The pitchman for Robinhood, the no-fee stock brokerage, looks a little like the actor Seth Rogen: bearded and chubby.
In the company's 80-second online ads, he takes aim at millennials, assuring them that they don't need much cash to triumph in the stock market. Using Robinhood, he says, you don't even have to pay the industry standard trading commissions that can erode profits on the small trades newbies tend to make. All you'll need is Robinhood's sleek iPhone app. (Android and web versions are in the works.)
The 25-person start-up is the creation of Vladimir Tenev, 28, and Baiju Bhatt, 30. The two were roommates at Stanford University, where they studied physics, before moving to New York in 2010 to build high-frequency software systems for hedge funds and banks.
The Occupy Wall Street movement took over Zuccotti Park while they were there, and writing computer code to help the rich get richer left them feeling unfulfilled. “People expected more from us,” Mr Bhatt says. Working on Wall Street also taught them that the true cost of a trade had fallen to fractions of a cent, at least for institutional customers.
Meanwhile, retail investors were stuck paying as much as $10 per transaction online. Mr Tenev and Mr Bhatt wondered if they could find a way to bring zero-commission trading to the masses. Their competitors were saddled with humans; they could shave costs with software. “Ten years ago, you wouldn’t have been able to provide this service with 25 people,” says Mr Tenev. “It would have taken 500.”
They flirted with calling their company CashCat after cashcats.biz — a website with photos of felines lounging among $100 bills — before settling on Robinhood. After all, they would be spreading the stock market’s wealth to their own sceptical, struggling generation. “There are a lot of people in our age group who have lost faith in the system,” Mr Tenev says.
It was a hard sell with venture capitalists. (A start-up called Zecco offered zero-commission trading in 2006 then revoked the deal over time.) But Google Ventures made a small investment in late 2012, then Robinhood landed $3 million more in seed money from Index Ventures, Andreessen Horowitz and the angel investor Tim Draper in September 2013.
Two months later, Mr Bhatt and Mr Tenev made public their plans for free trading. The waiting list for early access to the app reached 10,000 in just an hour. Within months, it had surpassed 500,000 with people peddling invitations on eBay. Robinhood raised a further $13m in September from a group that included Jared Leto and Snoop Dogg. "Congrats 2 tha robinhoodapp team on their launch," Snoop tweeted, shortly after Robinhood hit Apple's App Store.
Silicon Valley idealists, the business duo insist that users come first and that their start-up will focus on generating a profit later. But, when pressed, they say they make money by gleaning some of the interest on cash held in customer accounts. On Wall Street, the latter is called leverage, or margin.
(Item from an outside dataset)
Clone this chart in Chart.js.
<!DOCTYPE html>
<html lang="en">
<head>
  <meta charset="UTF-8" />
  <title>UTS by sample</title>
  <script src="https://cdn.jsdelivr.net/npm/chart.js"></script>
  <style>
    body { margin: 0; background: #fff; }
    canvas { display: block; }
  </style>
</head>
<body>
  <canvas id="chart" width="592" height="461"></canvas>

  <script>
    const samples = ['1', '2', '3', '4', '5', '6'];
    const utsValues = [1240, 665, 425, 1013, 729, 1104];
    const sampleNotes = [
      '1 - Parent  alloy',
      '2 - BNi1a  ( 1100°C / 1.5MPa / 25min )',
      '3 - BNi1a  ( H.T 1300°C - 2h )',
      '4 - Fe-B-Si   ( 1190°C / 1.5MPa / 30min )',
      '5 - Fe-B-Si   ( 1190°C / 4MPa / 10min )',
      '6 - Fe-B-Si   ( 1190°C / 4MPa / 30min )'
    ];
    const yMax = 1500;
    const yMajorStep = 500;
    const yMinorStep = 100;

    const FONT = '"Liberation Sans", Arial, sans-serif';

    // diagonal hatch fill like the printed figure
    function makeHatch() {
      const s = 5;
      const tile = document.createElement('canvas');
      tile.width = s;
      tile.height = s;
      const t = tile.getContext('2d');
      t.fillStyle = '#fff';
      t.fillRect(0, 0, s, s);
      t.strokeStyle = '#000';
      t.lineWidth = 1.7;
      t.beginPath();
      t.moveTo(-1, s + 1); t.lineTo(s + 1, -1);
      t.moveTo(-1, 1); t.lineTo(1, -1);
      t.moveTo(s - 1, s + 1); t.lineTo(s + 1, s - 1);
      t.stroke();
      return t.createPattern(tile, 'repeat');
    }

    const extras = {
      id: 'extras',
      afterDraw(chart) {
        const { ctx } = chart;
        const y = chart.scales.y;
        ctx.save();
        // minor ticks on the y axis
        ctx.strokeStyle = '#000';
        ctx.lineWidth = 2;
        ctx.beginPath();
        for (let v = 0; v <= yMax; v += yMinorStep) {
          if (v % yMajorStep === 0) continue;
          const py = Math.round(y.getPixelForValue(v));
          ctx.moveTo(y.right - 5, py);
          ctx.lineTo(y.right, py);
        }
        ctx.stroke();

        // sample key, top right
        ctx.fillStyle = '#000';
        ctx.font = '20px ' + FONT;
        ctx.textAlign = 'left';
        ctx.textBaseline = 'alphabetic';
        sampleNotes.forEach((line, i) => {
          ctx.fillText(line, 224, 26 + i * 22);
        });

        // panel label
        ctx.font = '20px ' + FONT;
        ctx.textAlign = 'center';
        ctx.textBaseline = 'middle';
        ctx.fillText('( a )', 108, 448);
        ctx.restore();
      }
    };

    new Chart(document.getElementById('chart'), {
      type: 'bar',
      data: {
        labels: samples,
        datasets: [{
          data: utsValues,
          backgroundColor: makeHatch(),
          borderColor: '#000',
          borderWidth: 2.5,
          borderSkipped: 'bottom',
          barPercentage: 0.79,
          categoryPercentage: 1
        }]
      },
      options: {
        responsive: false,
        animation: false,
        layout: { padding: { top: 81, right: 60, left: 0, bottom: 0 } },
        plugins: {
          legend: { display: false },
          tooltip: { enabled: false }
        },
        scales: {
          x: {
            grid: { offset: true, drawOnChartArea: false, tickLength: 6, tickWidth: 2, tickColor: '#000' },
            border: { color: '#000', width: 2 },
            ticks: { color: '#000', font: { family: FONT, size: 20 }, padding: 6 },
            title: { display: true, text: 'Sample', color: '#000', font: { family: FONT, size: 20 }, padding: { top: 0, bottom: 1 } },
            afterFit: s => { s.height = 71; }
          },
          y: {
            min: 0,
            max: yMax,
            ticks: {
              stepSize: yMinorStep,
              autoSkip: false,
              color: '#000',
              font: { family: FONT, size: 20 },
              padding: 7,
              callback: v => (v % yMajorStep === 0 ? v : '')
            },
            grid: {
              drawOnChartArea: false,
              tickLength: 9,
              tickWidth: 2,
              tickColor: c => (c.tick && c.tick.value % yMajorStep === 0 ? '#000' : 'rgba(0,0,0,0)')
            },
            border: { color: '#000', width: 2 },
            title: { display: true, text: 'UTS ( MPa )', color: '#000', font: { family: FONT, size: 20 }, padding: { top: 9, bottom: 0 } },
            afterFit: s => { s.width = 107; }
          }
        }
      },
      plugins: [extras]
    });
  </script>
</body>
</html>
It can be treacherous for individual investors as well as finance professionals; the Nobel Prize-winning PhDs at Long-Term Capital Management found that out when their hedge fund blew up in 1998.
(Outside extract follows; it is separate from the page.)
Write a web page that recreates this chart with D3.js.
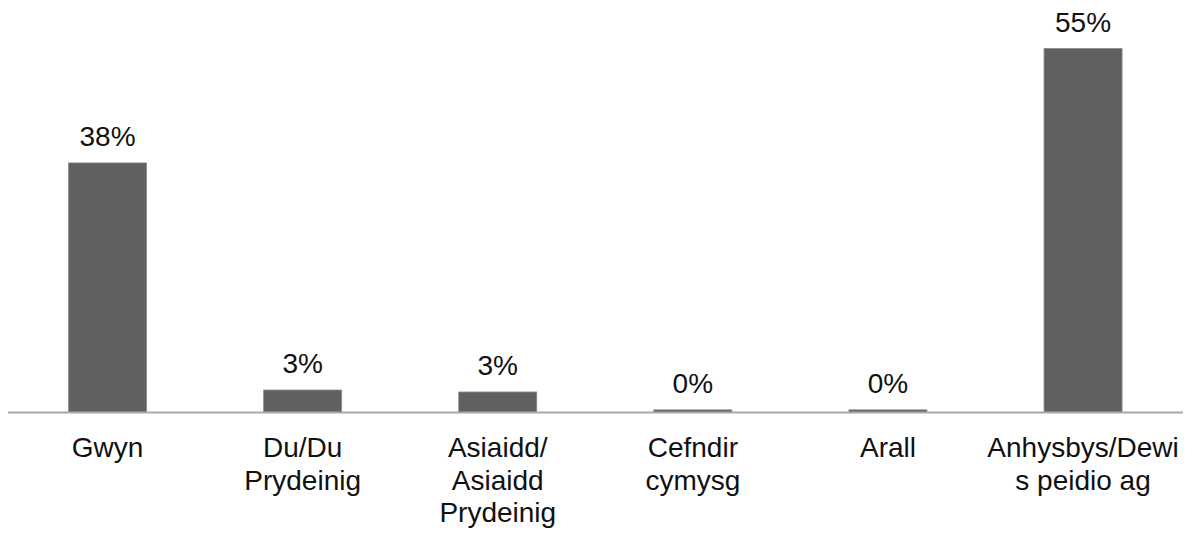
<!DOCTYPE html>
<html>
<head>
<meta charset="utf-8">
<script src="https://cdn.jsdelivr.net/npm/d3@7"></script>
<style>
  html, body { margin: 0; padding: 0; background: #fff; }
  svg { display: block; }
</style>
</head>
<body>
<svg id="chart" width="1201" height="534"></svg>
<script>
// Data
const categories = ["Gwyn", "Du/Du\nPrydeinig", "Asiaidd/\nAsiaidd\nPrydeinig", "Cefndir\ncymysg", "Arall", "Anhysbys/Dewi\ns peidio ag"];
const values = [37.7, 3.4, 3.1, 0.4, 0.4, 55.0];

const svg = d3.select("#chart");
const W = 1201, H = 534;
const baseline = 412.5;
const fontFamily = "'Liberation Sans', Arial, Helvetica, sans-serif";
const fontSize = 28;

const x = d3.scaleBand()
  .domain(categories)
  .range([10, 1180.6])
  .paddingInner(0.6)
  .paddingOuter(0.3);

const y = d3.scaleLinear()
  .domain([0, 55])
  .range([baseline, 48.4]);

const fmt = d3.format(".0%");

// Bars
svg.append("g").selectAll("rect")
  .data(values)
  .join("rect")
  .attr("x", (d, i) => x(categories[i]))
  .attr("y", d => y(d))
  .attr("width", x.bandwidth())
  .attr("height", d => y(0) - y(d))
  .attr("fill", "#606060")
  .attr("stroke", "#8c8c8c")
  .attr("stroke-width", 0.8);

// Axis line
svg.append("line")
  .attr("x1", 8).attr("x2", 1183)
  .attr("y1", y(0)).attr("y2", y(0))
  .attr("stroke", "#a8a8a8")
  .attr("stroke-width", 2);

// Value labels
svg.append("g").selectAll("text")
  .data(values)
  .join("text")
  .attr("x", (d, i) => x(categories[i]) + x.bandwidth() / 2)
  .attr("y", d => y(d) - 16.5)
  .attr("text-anchor", "middle")
  .attr("font-family", fontFamily)
  .attr("font-size", fontSize)
  .attr("fill", "#111")
  .text(d => fmt(Math.round(d) / 100));

// Category labels
const lab = svg.append("g").selectAll("text")
  .data(categories)
  .join("text")
  .attr("text-anchor", "middle")
  .attr("font-family", fontFamily)
  .attr("font-size", fontSize)
  .attr("fill", "#111")
  .attr("transform", d => `translate(${x(d) + x.bandwidth() / 2},457)`);

lab.selectAll("tspan")
  .data(d => d.split("\n"))
  .join("tspan")
  .attr("x", 0)
  .attr("y", (d, i) => i * 32.5)
  .text(d => d);
</script>
</body>
</html>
Margin lending can be lucrative. E Trade Financial charges as much as 8.4 per cent; the highest rate at TD Ameritrade Holding is 9 per cent. Mr Tenev says customers would need to complete a suitability questionnaire before being able to trade on margin and have at least $2,000 in their accounts (the minimum required by US regulators.
Allowing millennials to buy stock with leverage and go short, let alone trade for free from their iPhones, could get ugly, says Kate Holmes, the founder of Belmore Financial, a Las Vegas-based firm catering to the generation. Many Americans aged 18 to 34 are financially illiterate, she says. “I keep hearing people who don’t know what a mutual fund is say: ‘I’d like to trade stocks,’” says Ms Holmes, herself a millennial at 31. “Please do not encourage anyone to trade on margin,” she adds.
If Robinhood ends up attracting enough followers, the company could force commissions to zero across the industry, says Michael Guillemette, a professor of financial planning at the University of Missouri. “I think it will cause the big brokerage houses, like Charles Schwab and Fidelity, to follow suit,” he predicts.